Efficacy of Hyper-connections. To show the effectiveness of hyper-connections, output from different phases (using single-phase algorithms) are fused by taking at each position the average probability (denoted as “fusion”). However, we observe that simply fusing the outcomes from the different phases usually yield either similar or slightly better performances compared with single-phase algorithms. This indicates that simply fusing the estimations during the inference stage cannot effectively integrate multi-phase information. By contrast, hyper-connections enable the training process to be communicative between the two phase branches and thus can efficiently elevate the performance. Note that directly applying [3] yield unsatisfactory results. Our hyper-connections are not densely connected but are carefully designed based on previous state-of-the-art on PDAC segmentation [17] for better segmentation of PDAC. Meanwhile, we show much better performance of 63.94% compared to 56.46% reported in [17].

Fig. 3.
figure 3

Qualitative comparison of different methods, where HPN enhances PDAC mass segmentation (green) significantly compared with other methods. (Best viewed in color) (Color figure online)

Fig. 4.
figure 4

Qualitative example where HPN detects the PDAC mass (green) while single-phase methods for both phases fail. From left to right: venous and arterial images (aligned), groundtruth, predictions of single-phase algorithms, HyperNet prediction, HPN prediction (overlayed with venous and arterial images). (Best viewed in color) (Color figure online)

Efficacy of Data Augmentation.
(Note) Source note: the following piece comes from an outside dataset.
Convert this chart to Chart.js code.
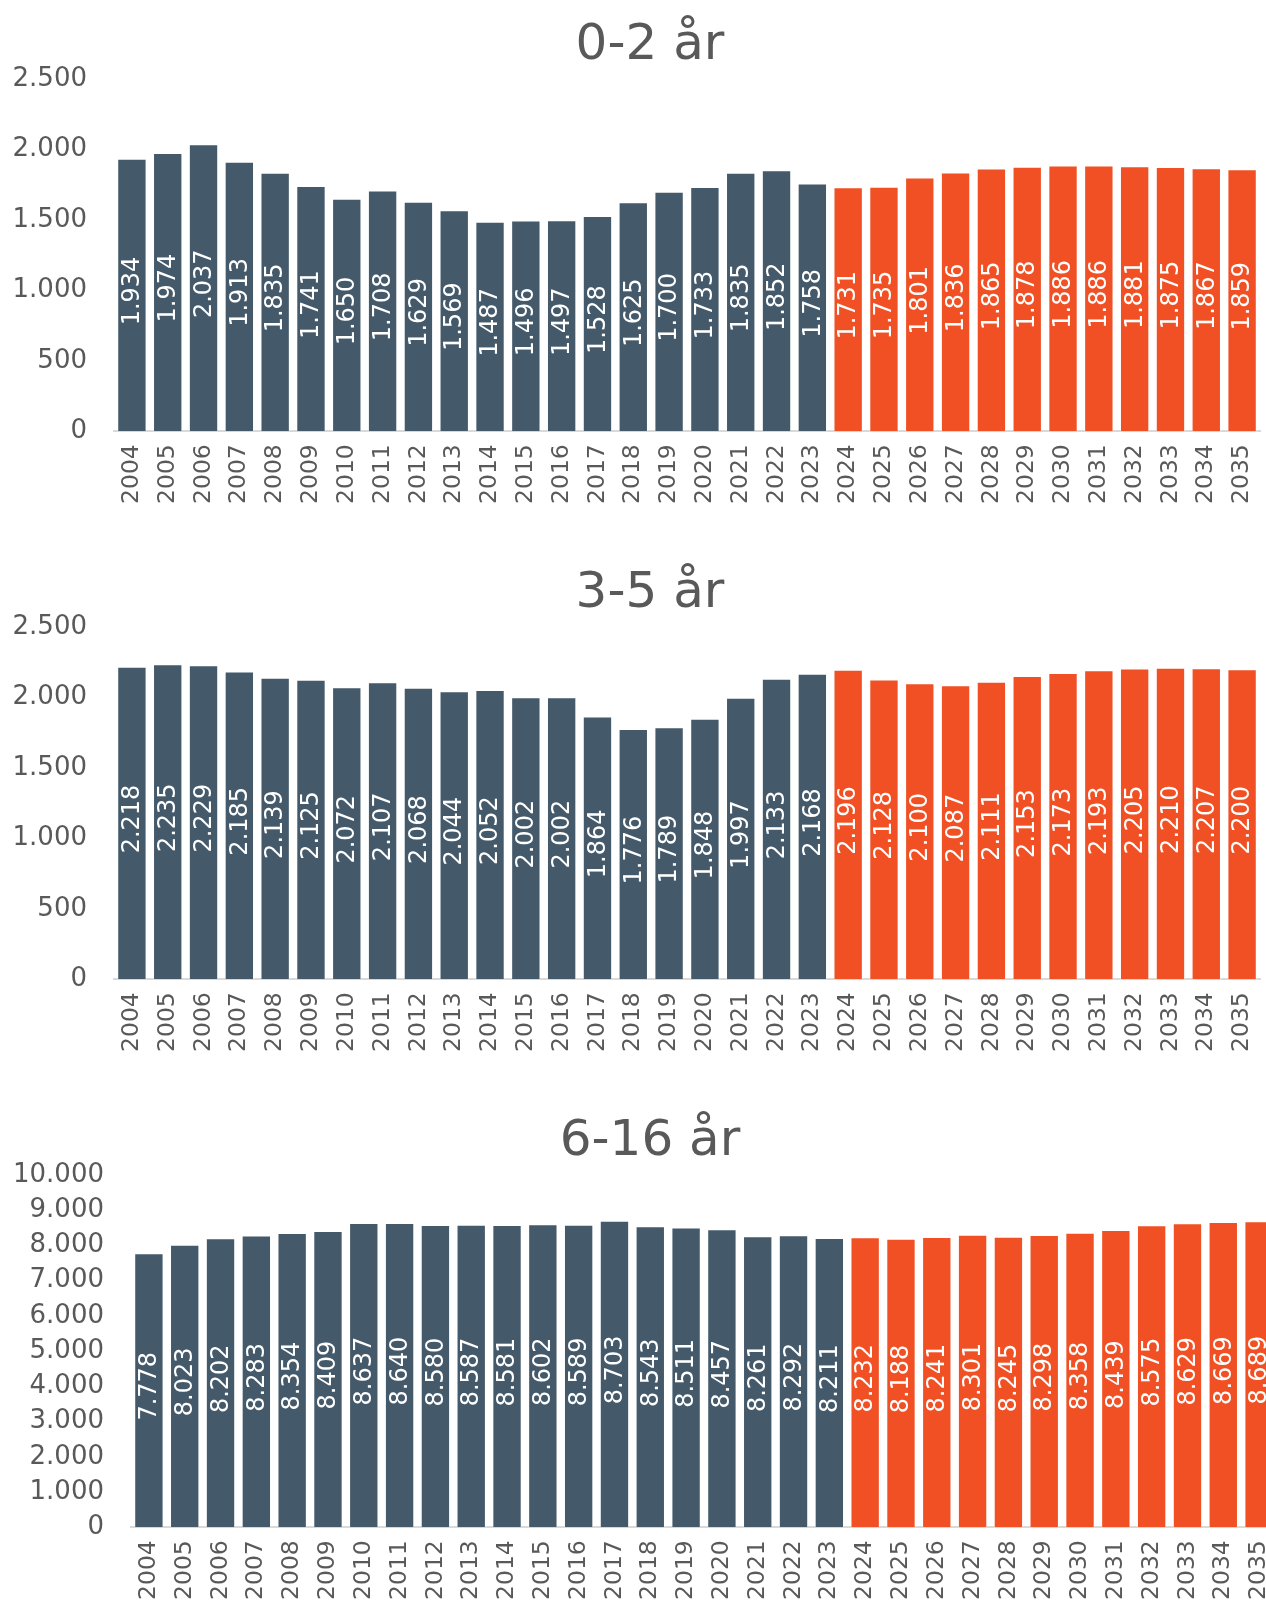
<!DOCTYPE html>
<html>
<head>
<meta charset="utf-8">
<script src="https://cdn.jsdelivr.net/npm/chart.js@4"></script>
<style>
  html, body { margin: 0; padding: 0; background: #fff; overflow: hidden; width: 1266px; height: 1602px; }
  .wrap { width: 1266px; height: 548px; overflow: hidden; position: relative; }
  canvas { display: block; }
</style>
</head>
<body>
<div class="wrap"><canvas id="c1" width="1266" height="548"></canvas></div>
<div class="wrap"><canvas id="c2" width="1266" height="548"></canvas></div>
<div class="wrap" style="height:506px"><canvas id="c3" width="1283" height="548"></canvas></div>
<script>
// ---- data ----
const years = ['2004','2005','2006','2007','2008','2009','2010','2011','2012','2013','2014','2015','2016','2017','2018','2019','2020','2021','2022','2023','2024','2025','2026','2027','2028','2029','2030','2031','2032','2033','2034','2035'];
const firstForecastYear = '2024';

const titles = ['0-2 år', '3-5 år', '6-16 år'];

const age0to2 = [1934,1974,2037,1913,1835,1741,1650,1708,1629,1569,1487,1496,1497,1528,1625,1700,1733,1835,1852,1758,1731,1735,1801,1836,1865,1878,1886,1886,1881,1875,1867,1859];
const age3to5 = [2218,2235,2229,2185,2139,2125,2072,2107,2068,2044,2052,2002,2002,1864,1776,1789,1848,1997,2133,2168,2196,2128,2100,2087,2111,2153,2173,2193,2205,2210,2207,2200];
const age6to16 = [7778,8023,8202,8283,8354,8409,8637,8640,8580,8587,8581,8602,8589,8703,8543,8511,8457,8261,8292,8211,8232,8188,8241,8301,8245,8298,8358,8439,8575,8629,8669,8689];

const yMax = [2500, 2500, 10000];
const yStep = [500, 500, 1000];

// ---- style ----
const histColor = '#44596A';
const foreColor = '#F05023';
const textColor = '#595959';
const fontFamily = '"DejaVu Sans", Verdana, sans-serif';
const titleCenterX = 650;

function fmt(v) {
  return String(Math.round(v)).replace(/\B(?=(\d{3})+(?!\d))/g, '.');
}

const titleShift = {
  id: 'titleShift',
  afterLayout(chart) {
    const t = chart.titleBlock;
    if (t) { t.left = 2 * titleCenterX - t.right; }
  }
};

const barLabels = {
  id: 'barLabels',
  afterDatasetsDraw(chart) {
    const ctx = chart.ctx;
    const meta = chart.getDatasetMeta(0);
    const data = chart.data.datasets[0].data;
    ctx.save();
    ctx.fillStyle = '#ffffff';
    ctx.font = '24px ' + fontFamily;
    ctx.textAlign = 'center';
    ctx.textBaseline = 'middle';
    meta.data.forEach((bar, i) => {
      const p = bar.getProps(['x', 'y', 'base'], true);
      ctx.save();
      ctx.translate(p.x + 1, (p.y + p.base) / 2 - 4);
      ctx.rotate(-Math.PI / 2);
      ctx.fillText(fmt(data[i]), 0, 0);
      ctx.restore();
    });
    ctx.restore();
  }
};

function makeChart(id, title, values, max, step, yWidth) {
  const fIdx = years.indexOf(firstForecastYear);
  const colors = years.map((y, i) => i >= fIdx ? foreColor : histColor);
  new Chart(document.getElementById(id), {
    type: 'bar',
    data: {
      labels: years,
      datasets: [{
        data: values,
        backgroundColor: colors,
        borderColor: 'rgba(255,255,255,0.55)',
        borderWidth: 1,
        barPercentage: 0.82,
        categoryPercentage: 1.0
      }]
    },
    options: {
      responsive: false,
      animation: false,
      events: [],
      layout: { padding: { left: 12, right: 6, top: 0, bottom: 31 } },
      plugins: {
        legend: { display: false },
        tooltip: { enabled: false },
        title: {
          display: true,
          text: title,
          color: textColor,
          font: { family: fontFamily, size: 50, weight: 'normal' },
          padding: { top: 16, bottom: 3 }
        }
      },
      scales: {
        x: {
          grid: { display: false, drawTicks: false },
          border: { display: true, color: '#D9D9D9', width: 2 },
          afterFit: (s) => { s.paddingLeft = 0; s.paddingRight = 0; },
          ticks: {
            color: textColor,
            font: { family: fontFamily, size: 23.5 },
            minRotation: 90,
            maxRotation: 90,
            autoSkip: false,
            padding: 13
          }
        },
        y: {
          min: 0,
          max: max,
          grid: { display: false, drawTicks: false },
          border: { display: false },
          afterFit: (s) => { s.width = yWidth; },
          ticks: {
            stepSize: step,
            autoSkip: false,
            color: textColor,
            font: { family: fontFamily, size: 26 },
            padding: 27,
            callback: (v) => fmt(v)
          }
        }
      }
    },
    plugins: [titleShift, barLabels]
  });
}

makeChart('c1', titles[0], age0to2, yMax[0], yStep[0], 102);
makeChart('c2', titles[1], age3to5, yMax[1], yStep[1], 102);
makeChart('c3', titles[2], age6to16, yMax[2], yStep[2], 119);
</script>
</body>
</html>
From Table 1, compared with HyperNet, HyperNet-aug witnesses performance gain especially for PDAC mass (i.e., from 60.87% to 61.69% for 3D-ResDSN; from 54.36% to 55.72% for 3D-UNet), which validates the usefulness of using virtual paired sets as data augmentation.

Efficacy of HPN. We can observe additional benefit of our HPN over hyperNet-aug (e.g., abnormal pancreas: 85.87% to 86.65%, PDAC mass: 61.69% to 63.94%, pancreatic duct: 54.07% to 56.77%, 3D-ResDSN). Overall, HPN observes an evident improvement compared with HyperNet, i.e., abnormal pancreas: 85.79% to 86.65%, PDAC mass: 61.69% to 63.94%, pancreatic duct: 54.07% to 56.77% (3D-ResDSN). The p-values for testing significant difference between hyperNet and our HPN of all 3 targets are \(p < 0.0001\), which suggests a general statistical improvement. We also show two qualitative examples in Fig. 3, where HPN shows much better segmentation accuracy especially for PDAC mass.

Another noteworthy fact is that 11/239 cases are false negatives which failed to detect any PDAC mass using either phase (Dice = 0%). Out of these 11 cases, 7 cases are successfully detected by HPN. An example is shown in Fig. 4—the PDAC mass is missing from both single phases and almost missing in the original HyperNet (DSC = 0.27%), but our HPN can detect a reasonable portion of the PDAC mass (DSC = 61.5%).

The deformable registration error by computing pancreas surface distances between two phases is \(1.01\pm 0.52\) mm (mean ± standard deviations) which can be considered as acceptable for this study. However, the effects between different alignments can be described as a further study.

4 Conclusions

Motivated by the fact that radiologists usually rely on analyzing multi-phase data for better image interpretations, we develop an end-to-end framework, HPN, for multi-phase image segmentation. Specifically, HPN consists of a dual path network where different paths are connected for multi-phase information exchange, and an additional loss is added for removing view divergence. Extensive experiment results demonstrate that the proposed HPN can substantially and significantly improve the segmentation performance, i.e., HPN reports an improvement up to 7.73% in terms of DSC compared to prior arts which use single phase data. In the future, we plan to examine the behaviour of HPN when using different alignment strategies and try to extend the current approach to other multi-phase learning problems.